**What you will do**
Give again, verbatim, the lines between the line that contains "Emit a web page" and the line that contains "0, interval: 0.5", counting both ends. Pictures are excluded from the copy.

**Data**
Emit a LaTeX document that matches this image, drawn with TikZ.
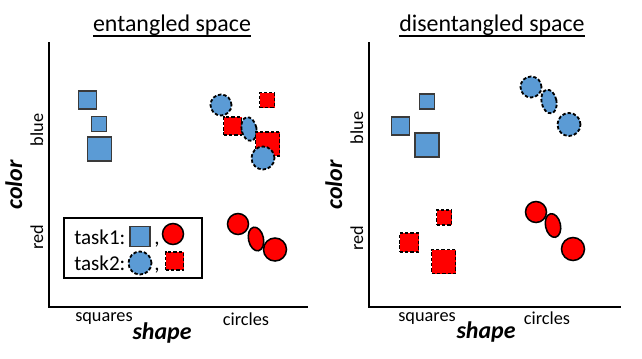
\documentclass[tikz,border=0pt]{standalone}
\usepackage{fontspec}
\setmainfont{Carlito}
\usetikzlibrary{positioning,shapes.geometric}
\definecolor{ink}{HTML}{000000}
\definecolor{edgegray}{HTML}{3A3A3A}
\definecolor{bluef}{HTML}{5B9BD5}
\definecolor{redf}{HTML}{FF0000}
\newcommand{\thickul}[1]{\leavevmode\vtop{\hbox{#1}\kern-0.2pt\hrule height 1.3pt}}

\begin{document}
\begin{tikzpicture}[
  x=0.025cm, y=-0.025cm,
  every node/.style={inner sep=0pt},
  ttl/.style={font=\fontsize{17}{20}\selectfont, anchor=base},
  lbl/.style={font=\fontsize{13}{15}\selectfont, anchor=base},
  leg/.style={font=\fontsize{15}{18}\selectfont, anchor=base west},
  axlbl/.style={font=\fontsize{17}{20}\selectfont\bfseries\itshape, anchor=base},
  axis/.style={line width=1.5pt, draw=ink},
  sqa/.style={rectangle, draw=edgegray, fill=bluef, line width=1.1pt, minimum size=#1*0.025cm},
  sqb/.style={rectangle, draw=ink, dash pattern=on 2.4pt off 1.4pt, fill=redf, line width=1.3pt, minimum size=#1*0.025cm},
  cira/.style={circle, draw=ink, fill=redf, line width=1.1pt, minimum size=#1*0.025cm},
  cirb/.style={circle, draw=ink, dash pattern=on 2.4pt off 1.4pt, fill=bluef, line width=1.3pt, minimum size=#1*0.025cm},
  ella/.style={ellipse, draw=ink, fill=redf, line width=1.1pt, minimum width=15*0.025cm, minimum height=24*0.025cm, rotate=12},
  ellb/.style={ellipse, draw=ink, dash pattern=on 2.4pt off 1.4pt, fill=bluef, line width=1.3pt, minimum width=15*0.025cm, minimum height=24*0.025cm, rotate=12}
]
\useasboundingbox (0,0) rectangle (642,358);

% entangled space (left)
\node[ttl] (titleL) at (172,31) {\thickul{entangled space}};
\coordinate (topL) at (49,42);
\coordinate (origL) at (49,307);
\coordinate (endL) at (308,307);
\draw[axis] (topL) -- (origL) -- (endL);
\node[axlbl, rotate=90] (colorL) at (22,185) {color};
\node[lbl, rotate=90] (blueL) at (43,130) {blue};
\node[lbl, rotate=90] (redL) at (43,237) {red};
\node[lbl] (squaresL) at (104,321) {squares};
\node[lbl] (circlesL) at (246,325) {circles};
\node[axlbl] (shapeL) at (162,339) {shape};

\node[sqa=18] (bsqL1) at (87.5,100) {};
\node[sqa=15] (bsqL2) at (99,124) {};
\node[sqa=24] (bsqL3) at (99.5,149) {};

\node[sqb=15] (rsqL1) at (267,100) {};
\node[cirb=21] (bcL1) at (221,105) {};
\node[sqb=18] (rsqL2) at (232.5,126) {};
\node[ellb] (bcL2) at (249,129) {};
\node[sqb=24] (rsqL3) at (267.5,144) {};
\node[cirb=23] (bcL3) at (263,158) {};

\node[cira=21] (rcL1) at (238,224) {};
\node[ella] (rcL2) at (256,239) {};
\node[cira=23] (rcL3) at (275,249.5) {};

% legend
\node[draw=ink, line width=0.8pt, minimum width=138*0.025cm, minimum height=60*0.025cm] (legend) at (133,248) {};
\node[leg] (task1) at (74,244) {task1:};
\node[leg] (task2) at (74,270) {task2:};
\node[sqa=20] (legsq1) at (140,236.5) {};
\node[leg, anchor=base] (comma1) at (157,244) {,};
\node[cira=21] (legc1) at (173,234) {};
\node[cirb=23] (legc2) at (140,263) {};
\node[leg, anchor=base] (comma2) at (157,270) {,};
\node[sqb=18] (legsq2) at (174.5,261) {};

% disentangled space (right)
\node[ttl] (titleR) at (492,31) {\thickul{disentangled space}};
\coordinate (topR) at (369,42);
\coordinate (origR) at (369,307);
\coordinate (endR) at (621,307);
\draw[axis] (topR) -- (origR) -- (endR);
\node[axlbl, rotate=90] (colorR) at (342,185) {color};
\node[lbl, rotate=90] (blueR) at (363,128) {blue};
\node[lbl, rotate=90] (redR) at (363,238) {red};
\node[lbl] (squaresR) at (427,321) {squares};
\node[lbl] (circlesR) at (547,324) {circles};
\node[axlbl] (shapeR) at (486,338) {shape};

\node[sqa=15] (bsqR1) at (427,101.5) {};
\node[sqa=18] (bsqR2) at (400.5,126) {};
\node[sqa=24] (bsqR3) at (427,145) {};

\node[cirb=21] (bcR1) at (531,87) {};
\node[ellb] (bcR2) at (549,101.5) {};
\node[cirb=23] (bcR3) at (569,124.5) {};

\node[sqb=15] (rsqR1) at (444,217.5) {};
\node[sqb=19] (rsqR2) at (409,242.5) {};
\node[sqb=24] (rsqR3) at (443.5,261.5) {};

\node[cira=21] (rcR1) at (536,212) {};
\node[ella] (rcR2) at (553,225.5) {};
\node[cira=23] (rcR3) at (573,249) {};
\end{tikzpicture}
\end{document}
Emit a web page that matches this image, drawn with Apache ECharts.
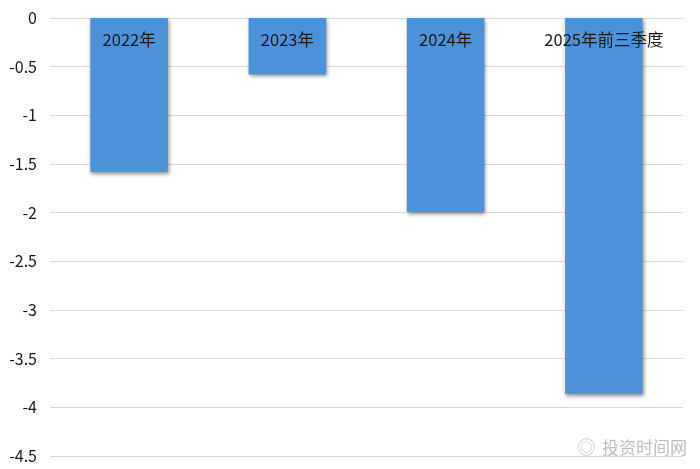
<!DOCTYPE html>
<html>
<head>
<meta charset="utf-8">
<script src="https://cdn.jsdelivr.net/npm/echarts@6/dist/echarts.min.js"></script>
<style>html,body{margin:0;padding:0;background:#fff}#c{width:700px;height:469px}</style>
</head>
<body>
<div id="c"></div>
<script>
const categories = ['2022年', '2023年', '2024年', '2025年前三季度'];
const values = [-1.58, -0.58, -1.99, -3.86];
const yTicks = { min: -4.5, max: 0, interval: 0.5 };

const chart = echarts.init(document.getElementById('c'));
const font = '"Noto Sans CJK SC", "Noto Sans", sans-serif';
chart.setOption({
  animation: false,
  grid: { left: 50, right: 17, top: 18, bottom: 13, containLabel: false },
  xAxis: {
    type: 'category',
    data: categories,
    position: 'top',
    z: 10,
    axisLine: { show: false },
    axisTick: { show: false },
    axisLabel: { inside: true, margin: 13, color: '#1a1a1a', fontSize: 16.5, fontFamily: font }
  },
  yAxis: {
    type: 'value',
    min: yTicks.min, max: yTicks.max, interval: yTicks.interval,
    axisLine: { show: false },
    axisTick: { show: false },
    axisLabel: { color: '#1a1a1a', fontSize: 16, fontFamily: font, margin: 13 },
    splitLine: { lineStyle: { color: '#d9d9d9', width: 1 } }
  },
  series: [{
    type: 'bar',
    data: values,
    barWidth: '49%',
    itemStyle: {
      color: '#4d92d8',
      shadowBlur: 4, shadowOffsetX: 1, shadowOffsetY: 2,
      shadowColor: 'rgba(0,0,0,0.45)'
    }
  }],
  graphic: [{
    type: 'text', right: 12, bottom: 12,
    style: {
      text: '投资时间网', fontSize: 17, fontFamily: font,
      fill: '#bdbdbd', stroke: '#ffffff', lineWidth: 2
    }
  }, {
    type: 'text', right: 104, bottom: 12,
    style: {
      text: '◎', fontSize: 18, fontFamily: font,
      fill: '#c4c4c4', stroke: '#ffffff', lineWidth: 1
    }
  }]
});
</script>
</body>
</html>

**Result for this exercise**
Emit a web page that matches this image, drawn with Apache ECharts.
<!DOCTYPE html>
<html>
<head>
<meta charset="utf-8">
<script src="https://cdn.jsdelivr.net/npm/echarts@6/dist/echarts.min.js"></script>
<style>html,body{margin:0;padding:0;background:#fff}#c{width:700px;height:469px}</style>
</head>
<body>
<div id="c"></div>
<script>
const categories = ['2022年', '2023年', '2024年', '2025年前三季度'];
const values = [-1.58, -0.58, -1.99, -3.86];
const yTicks = { min: -4.5, max: 0, interval: 0.5 };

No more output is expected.